Finalists selected for naming NASA’s next Mars rover


This illustration depicts NASA’s next Mars rover, which launches in July 2020. Credit: NASA/JPL-Caltech

After conducting a nationwide contest where kindergarten through 12th grade students across the United States submitted essays to “Name the Rover,” NASA has selected nine candidate names as finalists to come up with a fitting name for NASA’s Mars 2020 rover.

The nine candidate names were selected from more than 28,000 essays submitted since the contest began on Aug. 28 last year.

The winning name for NASA’s 2020 rover — and the student behind it — will be announced in early March.

A diverse panel of nearly 4,700 judge volunteers – composed of educators, professionals and space enthusiasts from all around the country –  narrowed the pool down to 155 deserving semifinalists from every state and territory in the country.

“Thousands of students have shared their ideas for a name that will do our rover and the team proud,” said Lori Glaze, director of NASA’s Planetary Science Division in Washington. “Thousands more volunteered time to be part of the judging process. Now it is the public’s opportunity to become involved and express their excitement for their favorites of the final nine.”

In a clean room at NASA’s Jet Propulsion Laboratory in Pasadena, California, engineers observed the first driving test for NASA’s Mars 2020 rover on Dec. 17, 2019. Credit: NASA/JPL-Caltech

Here are the nine finalist names for the Mars 2020 rover, along with the student names who submitted the essay, grade level, and state:

  • Endurance, K-4, Oliver Jacobs of Virginia
  • Tenacity, K-4, Eamon Reilly of Pennsylvania
  • Promise, K-4, Amira Shanshiry of Massachusetts
  • Perseverance, 5-8, Alexander Mather of Virginia
  • Vision, 5-8, Hadley Green of Mississippi
  • Clarity, 5-8, Nora Benitez of California
  • Ingenuity, 9-12, Vaneeza Rupani of Alabama
  • Fortitude, 9-12, Anthony Yoon of Oklahoma
  • Courage, 9-12, Tori Gray of Louisiana

The public previously had a chance to give input about the names, but the voting has now closed.

We each have our own favorite. What’s your favorite Mars 2020 rover name?

The final selected will be made by a team comprised of Glaze, NASA astronaut Jessica Watkins, NASA-JPL rover driver Nick Wiltsie and Clara Ma, who earned the honor of naming the Mars Curiosity rover as a sixth-grade student back in 2009.

The grand prize winner will also receive an invitation to see the spacecraft launch this July from Cape Canaveral Air Force Station in Florida.

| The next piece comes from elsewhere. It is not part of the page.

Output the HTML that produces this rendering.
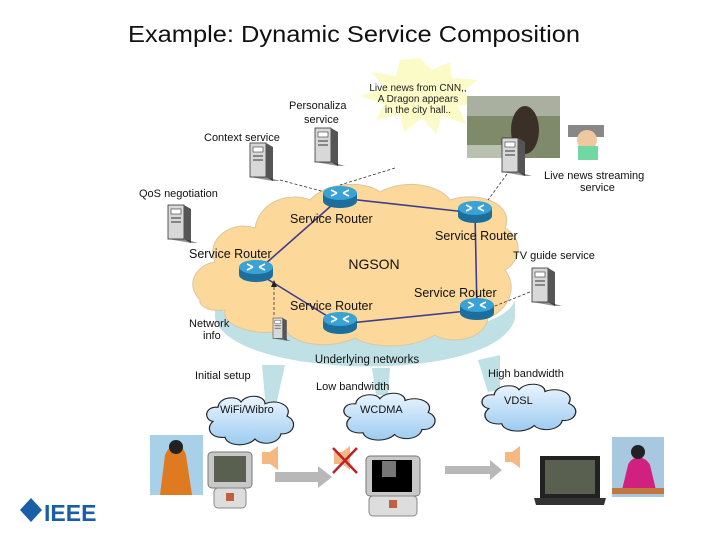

The Mars 2020 rover is offloaded from a C-17 aircraft at the Launch and Landing Facility, formerly the Shuttle Landing Facility, at NASA’s Kennedy Space Center in Florida on Feb. 12, 2020. Credit: NASA/Cory Huston

The mission is drawing near as the Mars 2020 rover recently arrived at NASA’s Kennedy Space Center – the agency’s Florida launch base for final processing ahead of blastoff – after departing the only home she has ever known and where she was lovingly created by engineers working at NASA’s Jet Propulsion Laboratory (JPL) in Pasadena, California.

Scheduled to launch this summer, the Mars 2020 mission will search for signs of past microbial life, characterize Mars’ climate and geology, collect samples for future return to Earth, and pave the way for human exploration of the Red Planet.

The car-sized rover is targeted for liftoff on July 17 aboard a United Launch Alliance (ULA) Atlas V 541 rocket from Space Launch Complex 41 at Cape Canaveral Space Force Station. It is scheduled to touch down in an area of Mars known as Jezero Crater on Feb. 18, 2021.

NASA’s Mars 2020 rover will store rock and soil samples in sealed tubes on the planet’s surface for future missions to retrieve, as seen in this illustration. Credit: NASA/JPL-Caltech

The one-ton rover is nearly a carbon copy of NASA’s Curiosity Mars Science Laboratory rover that is still operating on Mars – but with a completely new suite of science instruments and cameras as well as the first helicopter set to take flight on the planet.

Meanwhile, Curiosity continues to explore the Red Planet at Mount Sharp since the dramatic touchdown in 2012.

ESA also plans to launch its ExoMars 2020 rover this summer.